MD simulations showing changes in local grain orientations (LGOs,θ) towards near-equilibrium configurations (~ 25 million simulation timesteps). Left column: Histograms of simulated (black line) and expected seed LGO distributions (gray peaks). Red lines indicate the expected LGOs of particles in each seed. Histogram bin frequencies (arbitrary units) for simulation lattice orientations were averaged after θ reached a constant value. The thickness of the black line represents the standard deviation of frequency for each bin. Gray peaks are expected probability density functions (PDF) for the reference grain (θ = 0°) and rotated grain. PDFs are calculated from single-seeded simulations. Peaks for the reference seed are centered at θ = 0° and peaks for the rotated seed are centered at θ = (a) 3°, (b) 9°, (c) 10°, and (d) 15°, respectively. Middle column: Spatially binned simulation frames at 25 million timesteps for each set of seeds. Here, coarse-grained images are shown, rather than images with atomic level resolution, because they show grain rotation and GB characteristics more clearly. One pixel or cell represents 20 particles on average. All images show the aperiodic {00001} plane of our d-QC simulations. Colorbars for θ are below each histogram (left) and correspond to the orientation in the histogram axes, where yellow-orange corresponds to particles that align with the reference seed (θ = 0°). Bright blue corresponds to particles that align with the rotated seed. Dark regions on the colorbar correspond to angles along the shortest arc between 0° and the rotated seed and white regions on the colorbar indicate angles along the longest arc between 0° and the rotated seed.
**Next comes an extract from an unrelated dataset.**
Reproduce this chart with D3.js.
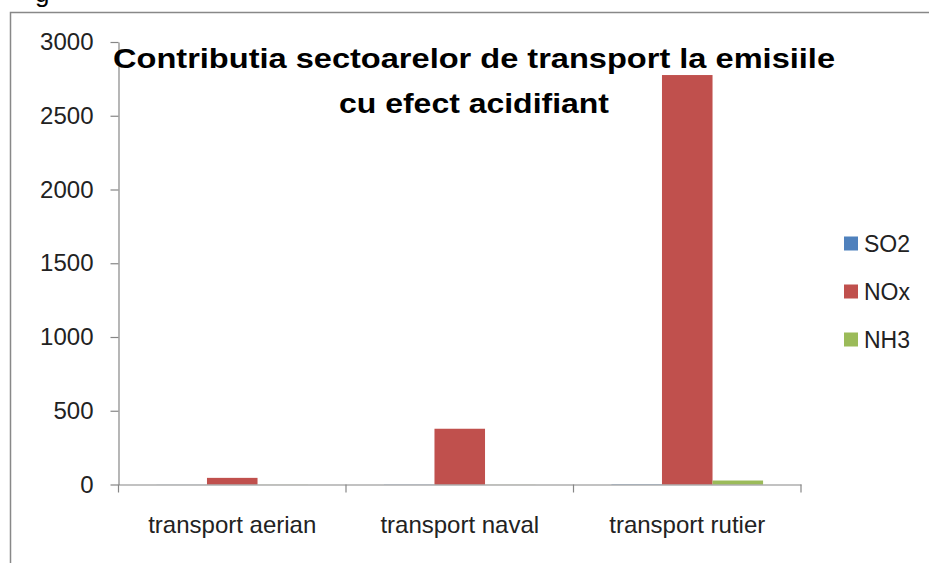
<!DOCTYPE html>
<html>
<head>
<meta charset="utf-8">
<script src="https://cdn.jsdelivr.net/npm/d3@7"></script>
<style>
  body { margin: 0; background: #fff; }
  text { font-family: "Liberation Sans", Arial, sans-serif; }
</style>
</head>
<body>
<script>
// chart data
const categories = ['transport aerian', 'transport naval', 'transport rutier'];
const seriesNames = ['SO2', 'NOx', 'NH3'];
const so2 = [0.5, 1, 2];
const nox = [45, 378, 2776];
const nh3 = [0.5, 0.5, 27];
const yTicks = [0, 500, 1000, 1500, 2000, 2500, 3000];
const titleLines = ['Contributia sectoarelor de transport la emisiile', 'cu efect acidifiant'];

const colors = ['#4F81BD', '#C0504D', '#9BBB59'];
const seriesValues = [so2, nox, nh3];

// set the dimensions of the canvas
const W = 929, H = 563;
const plot = { left: 118.5, right: 801, top: 42, bottom: 484.5 };

const svg = d3.select('body').append('svg')
  .attr('width', W)
  .attr('height', H);

// outer frame of the chart (runs past the window on right and bottom)
svg.append('rect')
  .attr('x', 10.5)
  .attr('y', 12.5)
  .attr('width', W + 20)
  .attr('height', H + 20)
  .attr('fill', 'none')
  .attr('stroke', '#888')
  .attr('stroke-width', 1.5);

// cut-off caption above the frame
svg.append('text')
  .attr('x', 35)
  .attr('y', 2)
  .style('font-size', '26px')
  .attr('fill', '#000')
  .text('g');

// set the ranges
const x0 = d3.scaleBand()
  .domain(categories)
  .range([plot.left, plot.right])
  .padding(0);
const x1 = d3.scaleBand()
  .domain(seriesNames)
  .range([0, x0.bandwidth()])
  .paddingInner(0)
  .paddingOuter(0.75);
const y = d3.scaleLinear()
  .domain([0, 3000])
  .range([plot.bottom, plot.top]);

// bars
const table = categories.map((c, i) => ({
  cat: c,
  vals: seriesNames.map((s, j) => ({ s, v: seriesValues[j][i], c: colors[j] })),
}));

svg.selectAll('.grp')
  .data(table)
  .enter().append('g')
  .attr('class', 'grp')
  .attr('transform', d => `translate(${x0(d.cat)},0)`)
  .selectAll('rect')
  .data(d => d.vals)
  .enter().append('rect')
  .attr('x', d => x1(d.s))
  .attr('width', x1.bandwidth())
  .attr('y', d => y(d.v))
  .attr('height', d => y(0) - y(d.v))
  .attr('fill', d => d.c);

// y axis
const yAxis = svg.append('g')
  .attr('transform', `translate(${plot.left},0)`)
  .call(d3.axisLeft(y).tickValues(yTicks).tickFormat(d3.format('d'))
    .tickSize(8).tickPadding(17).tickSizeOuter(0));

// x axis
const xAxis = svg.append('g')
  .attr('transform', `translate(0,${plot.bottom})`)
  .call(d3.axisBottom(x0).tickSize(0).tickPadding(31).tickSizeOuter(0));

// category separators on x axis
xAxis.selectAll('.sep')
  .data(categories.concat(['end']))
  .enter().append('line')
  .attr('class', 'sep')
  .attr('x1', (d, i) => i < categories.length ? x0(d) : plot.right)
  .attr('x2', (d, i) => i < categories.length ? x0(d) : plot.right)
  .attr('y1', 0)
  .attr('y2', 8);

[yAxis, xAxis].forEach(a => {
  a.selectAll('path, line').attr('stroke', '#868686').attr('stroke-width', 1.2);
  a.selectAll('text').attr('fill', '#222').style('font-size', '24px')
    .style('font-family', '"Liberation Sans", Arial, sans-serif');
  a.select('.domain').attr('stroke', '#868686');
});

// title
const title = svg.append('g');
titleLines.forEach((t, i) => {
  title.append('text')
    .attr('x', 474)
    .attr('y', 68 + i * 45)
    .attr('text-anchor', 'middle')
    .style('font-size', '28px')
    .style('font-weight', 'bold')
    .attr('fill', '#000')
    .attr('textLength', i === 0 ? 722 : 270)
    .attr('lengthAdjust', 'spacingAndGlyphs')
    .text(t);
});

// legend
const legend = svg.selectAll('.legend')
  .data(seriesNames)
  .enter().append('g')
  .attr('class', 'legend')
  .attr('transform', (d, i) => `translate(844,${243.5 + i * 48})`);

legend.append('rect')
  .attr('x', 0)
  .attr('y', -7)
  .attr('width', 14)
  .attr('height', 14)
  .attr('fill', (d, i) => colors[i]);

legend.append('text')
  .attr('x', 20)
  .attr('y', 0)
  .attr('dy', '0.35em')
  .style('font-size', '23px')
  .attr('fill', '#222')
  .text(d => d);
</script>
</body>
</html>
White regions typically correspond to liquid regions, which are not visible in fully crystallized simulations frames (middle column), but are visible during growth, when liquid is still present in simulation. Right column: Calculated diffraction patterns based on the atomic level resolution simulations used in the middle column. Note the diffraction patterns of a and b are indicative of a single d-QC. On the other hand, the diffraction patterns of c and d suggest the presence of two d-QCs with different orientations.